Common Mistakes Related to “Partnership Audit Rules”

  • Forgetting to elect out: Assuming a small business is automatically exempt from centralized audits. You must actively elect out every single year on your tax return if you qualify.
  • Failing to designate a representative: If you don’t name a Partnership Representative, the IRS can appoint one for you, taking control out of your hands.
  • Outdated partnership agreements: Operating with an old operating agreement that doesn’t detail how the partners will handle a centralized audit tax bill or whether a push-out election is required.
  • Misunderstanding the financial risk: Buying into an existing partnership without realizing you could be financially impacted by an IRS audit covering years before you even joined.

Forms Related to “Partnership Audit Rules”

  • Form 1065 (U.S. Return of Partnership Income): This is the main annual return where partnerships designate their Partnership Representative and where eligible small partnerships can make the election to opt out of the centralized audit rules.
  • Form 8988 (Election for Alternative to Payment of the Imputed Underpayment): The form used if the partnership decides to use the “push-out” election to pass the tax bill to the partners.
  • Form 8980 (Partnership Request for Modification of Imputed Underpayment): Used by the partnership to request a reduction in the tax bill calculated by the IRS during the audit.

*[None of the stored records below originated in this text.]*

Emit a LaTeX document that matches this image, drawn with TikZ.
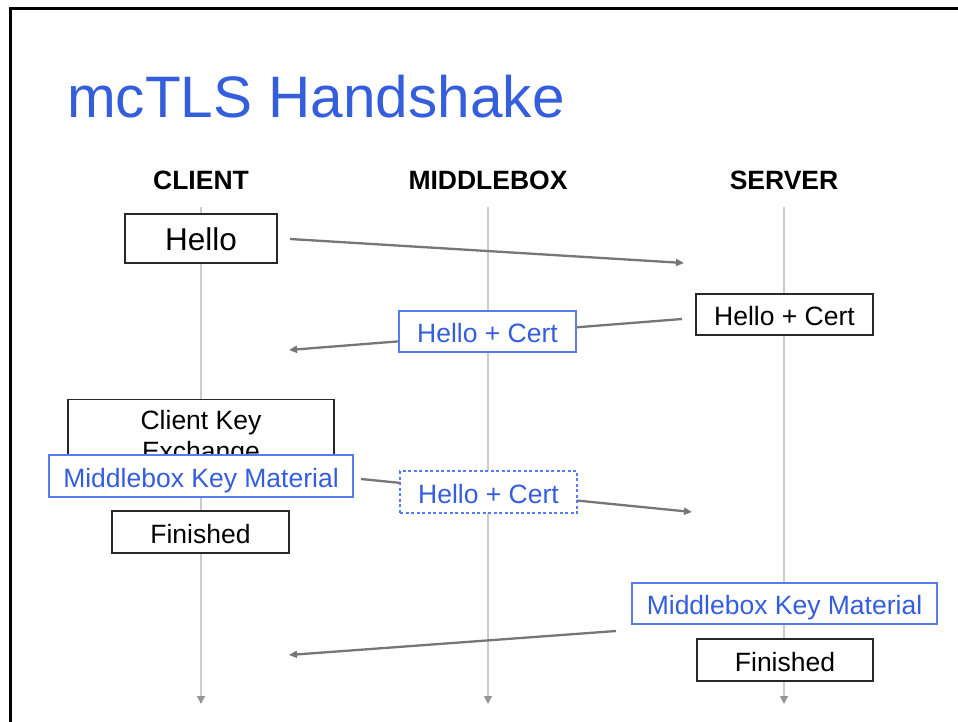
\documentclass[tikz,border=0pt]{standalone}
\usepackage{fontspec}
\setmainfont{Liberation Sans}
\usetikzlibrary{arrows.meta}
\definecolor{titleblue}{RGB}{52,94,220}
\definecolor{boxblue}{RGB}{88,124,236}
\definecolor{msggray}{RGB}{118,118,118}
\definecolor{lifegray}{RGB}{204,204,204}
\definecolor{tipgray}{RGB}{150,150,150}
\definecolor{boxedge}{RGB}{40,40,40}
\tikzset{
  msgbox/.style={draw=boxedge, line width=1.1pt, fill=white, inner sep=0pt,
    font=\fontsize{26.5}{31}\selectfont, text=black,
    text height=22pt, text depth=0pt},
  bluebox/.style={msgbox, draw=boxblue, text=titleblue},
  hdr/.style={font=\fontsize{26.5}{31}\selectfont\bfseries},
  msg/.style={draw=msggray, line width=2.3pt,
    -{Triangle[length=8pt,width=7pt]}},
  life/.style={draw=lifegray, line width=1.3pt,
    -{Triangle[length=8pt,width=8pt,color=tipgray]}}
}
\begin{document}
\begin{tikzpicture}[x=1pt,y=-1pt]
\useasboundingbox[fill=white] (0,0) rectangle (958,722);

% slide frame
\draw[line width=3pt, black] (10.5,722) -- (10.5,8.5) -- (958,8.5);

% title
\node[anchor=base west, text=titleblue, font=\fontsize{58.5}{70}\selectfont, inner sep=0pt]
  (title) at (67,118) {mcTLS Handshake};

% column headers
\node[hdr] (hclient) at (201,180) {CLIENT};
\node[hdr] (hmbox) at (488,180) {MIDDLEBOX};
\node[hdr] (hserver) at (784,180) {SERVER};

% lifelines
\coordinate (lc0) at (201,207); \coordinate (lc1) at (201,704);
\coordinate (lm0) at (488,207); \coordinate (lm1) at (488,704);
\coordinate (ls0) at (784,207); \coordinate (ls1) at (784,704);
\draw[life] (lc0) -- (lc1);
\draw[life] (lm0) -- (lm1);
\draw[life] (ls0) -- (ls1);

% message arrows
\coordinate (a1s) at (290,239); \coordinate (a1e) at (684,263);
\coordinate (a2s) at (682,319); \coordinate (a2e) at (289,350);
\coordinate (a3s) at (361,479); \coordinate (a3e) at (692,512);
\coordinate (a4s) at (616,631); \coordinate (a4e) at (289,655);
\draw[msg] (a1s) -- (a1e);
\draw[msg] (a2s) -- (a2e);
\draw[msg] (a3s) -- (a3e);
\draw[msg] (a4s) -- (a4e);

% message boxes
\node[msgbox, minimum width=152pt, minimum height=49pt, text height=24pt,
  font=\fontsize{31.5}{36}\selectfont] (hello) at (201,238.5) {Hello};
\node[msgbox, minimum width=177pt, minimum height=41pt] (shello) at (784.5,314.5) {Hello + Cert};
\node[bluebox, minimum width=177pt, minimum height=41pt] (mhello) at (487.5,331.5) {Hello + Cert};
\node[msgbox, text height=, text depth=, minimum width=266pt, minimum height=78pt, align=center,
  font=\fontsize{26.5}{31}\selectfont] (cke) at (201,438.5) {Client Key\\Exchange};
\node[bluebox, minimum width=304pt, minimum height=42pt] (cmkm) at (201,476) {Middlebox Key Material};
\node[msgbox, minimum width=177pt, minimum height=42pt] (cfin) at (200.5,532) {Finished};
\node[bluebox, dashed, dash pattern=on 3pt off 2.5pt, minimum width=177pt, minimum height=42pt]
  (mhello2) at (488.5,492) {Hello + Cert};
\node[bluebox, minimum width=305pt, minimum height=41pt] (smkm) at (784.5,603.5) {Middlebox Key Material};
\node[msgbox, minimum width=176pt, minimum height=42pt] (sfin) at (785,660) {Finished};
\end{tikzpicture}
\end{document}
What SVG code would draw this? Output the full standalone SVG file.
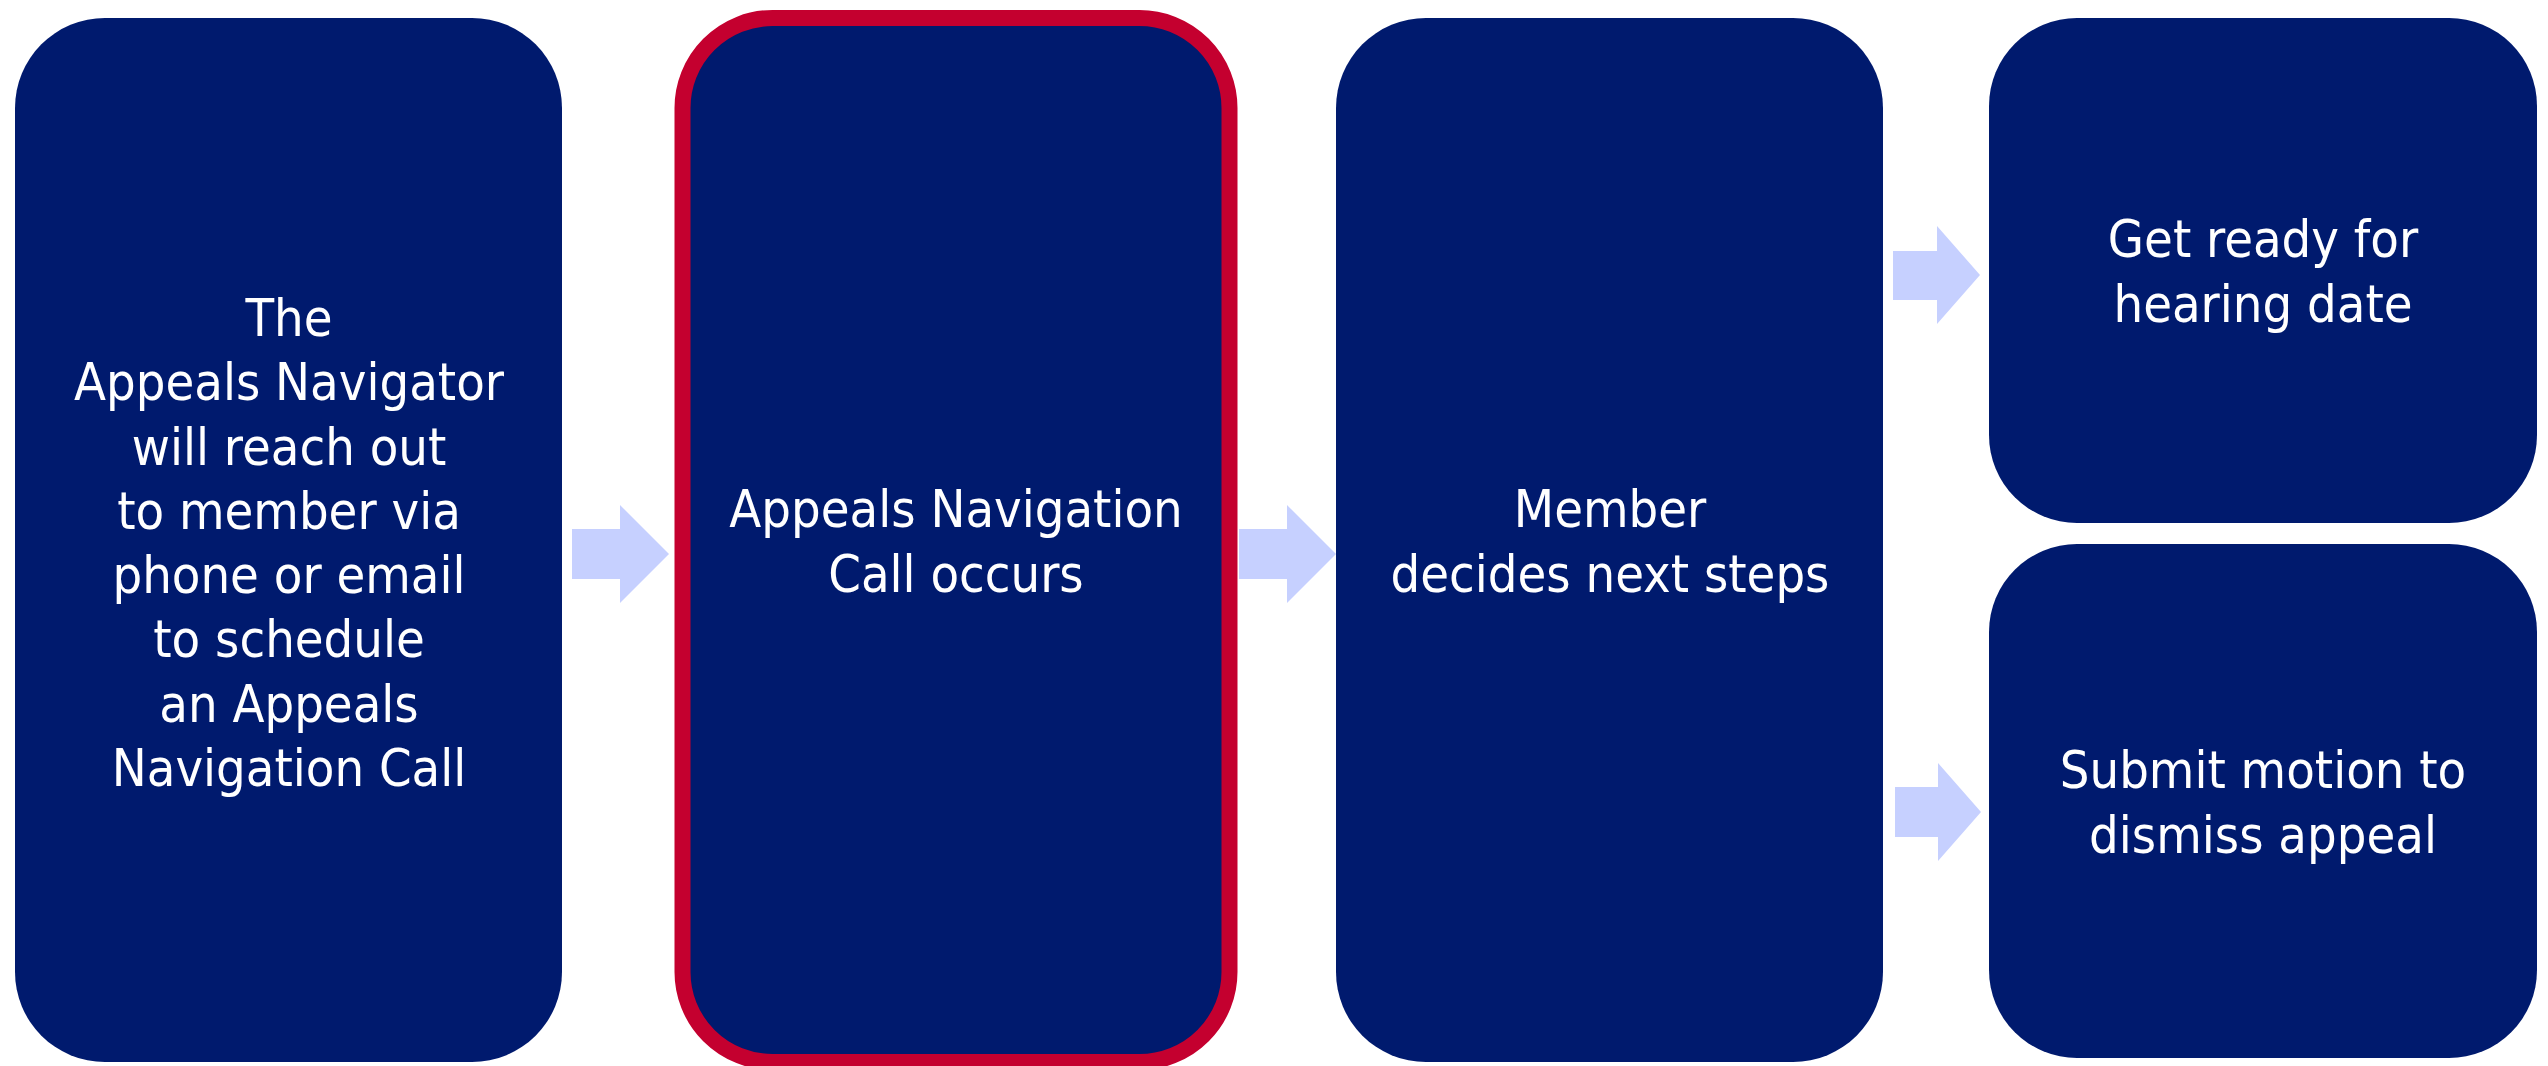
<svg xmlns="http://www.w3.org/2000/svg" width="2548" height="1066" viewBox="0 0 2548 1066">
<style>
.box{fill:#001A6E}
.hl{stroke:#C4002F;stroke-width:16}
.lbl{fill:#FFFFFF;font-family:"DejaVu Sans Condensed","DejaVu Sans","Liberation Sans",sans-serif;font-size:52px;text-anchor:middle}
.arr{fill:#C6D0FF}
</style>
<rect width="2548" height="1066" fill="#FFFFFF"/>
<g id="connectors">
<polygon class="arr" points="572,529 620,529 620,505 669,554 620,603 620,579 572,579"/>
<polygon class="arr" points="1239,529 1287,529 1287,505 1336,554 1287,603 1287,579 1239,579"/>
<polygon class="arr" points="1893,251 1937,251 1937,226 1980,275 1937,324 1937,300 1893,300"/>
<polygon class="arr" points="1895,787 1938,787 1938,763 1981,812 1938,861 1938,837 1895,837"/>
</g>
<g id="node-schedule">
<rect class="box" x="15" y="18" width="547" height="1044" rx="90" ry="90"/>
<text class="lbl" x="289" y="336">The</text>
<text class="lbl" x="289" y="400">Appeals Navigator</text>
<text class="lbl" x="289" y="465">will reach out</text>
<text class="lbl" x="289" y="529">to member via</text>
<text class="lbl" x="289" y="593">phone or email</text>
<text class="lbl" x="289" y="657">to schedule</text>
<text class="lbl" x="289" y="722">an Appeals</text>
<text class="lbl" x="289" y="786">Navigation Call</text>
</g>
<g id="node-call">
<rect class="box hl" x="682.5" y="18" width="547" height="1044" rx="90" ry="90"/>
<text class="lbl" x="956" y="527">Appeals Navigation</text>
<text class="lbl" x="956" y="592">Call occurs</text>
</g>
<g id="node-decide">
<rect class="box" x="1336" y="18" width="547" height="1044" rx="90" ry="90"/>
<text class="lbl" x="1610" y="527">Member</text>
<text class="lbl" x="1610" y="592">decides next steps</text>
</g>
<g id="node-hearing">
<rect class="box" x="1989" y="18" width="548" height="505" rx="88" ry="88"/>
<text class="lbl" x="2263" y="257">Get ready for</text>
<text class="lbl" x="2263" y="322">hearing date</text>
</g>
<g id="node-dismiss">
<rect class="box" x="1989" y="544" width="548" height="514" rx="88" ry="88"/>
<text class="lbl" x="2263" y="788">Submit motion to</text>
<text class="lbl" x="2263" y="853">dismiss appeal</text>
</g>
</svg>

“Partnership Audit Rules” vs. Related Terms

  • Partnership Representative vs. Tax Matters Partner: “Tax Matters Partner” is an outdated term from the old audit rules. A “Partnership Representative” is the modern equivalent, but they have much more power to legally bind the partnership without getting approval from the other partners.
  • Partnership Audit vs. Individual Audit: An individual audit examines a taxpayer’s personal Form 1040. A partnership audit under these rules examines the business’s Form 1065 and handles adjustments at the business entity level.

Related Glossary Terms

FAQs About “Partnership Audit Rules”

Can my small business opt out of these audit rules?
Yes, if your partnership has 100 or fewer partners and all partners are eligible entities (like individuals, C corporations, or estates), you can opt out. However, you must make this election every year when filing your tax return.

Who can be a Partnership Representative?
Almost anyone with a substantial presence in the United States. Unlike the old rules, the Partnership Representative does not actually have to be a partner in the business. It can be a trusted CPA, attorney, or employee.

What is an imputed underpayment?
It is the official term for the tax bill the IRS calculates against the partnership during a centralized audit. It includes the tax on the unrecorded income, plus applicable penalties and interest.

Will the IRS notify me individually if my partnership is audited?
No. Under the centralized rules, the IRS is only required to notify the partnership and the Partnership Representative. It is up to the Representative to keep the individual partners informed.

Final Takeaway

The centralized partnership audit rules were designed to make it easier for the IRS to audit multi-member businesses by dealing with the entity as a whole rather than chasing down individual partners. While it simplifies the process for the government, it requires business owners to be highly proactive. Partnerships must carefully choose a trustworthy Partnership Representative and update their operating agreements to clearly define who pays for tax mistakes discovered years down the road.


Disclaimer: This article is for general educational purposes only and should not be considered tax, legal, or financial advice. Tax rules, rates, limits, and thresholds can change annually, and you should verify them for the current tax year. Your situation may be different. Consider consulting a qualified tax professional before making tax decisions.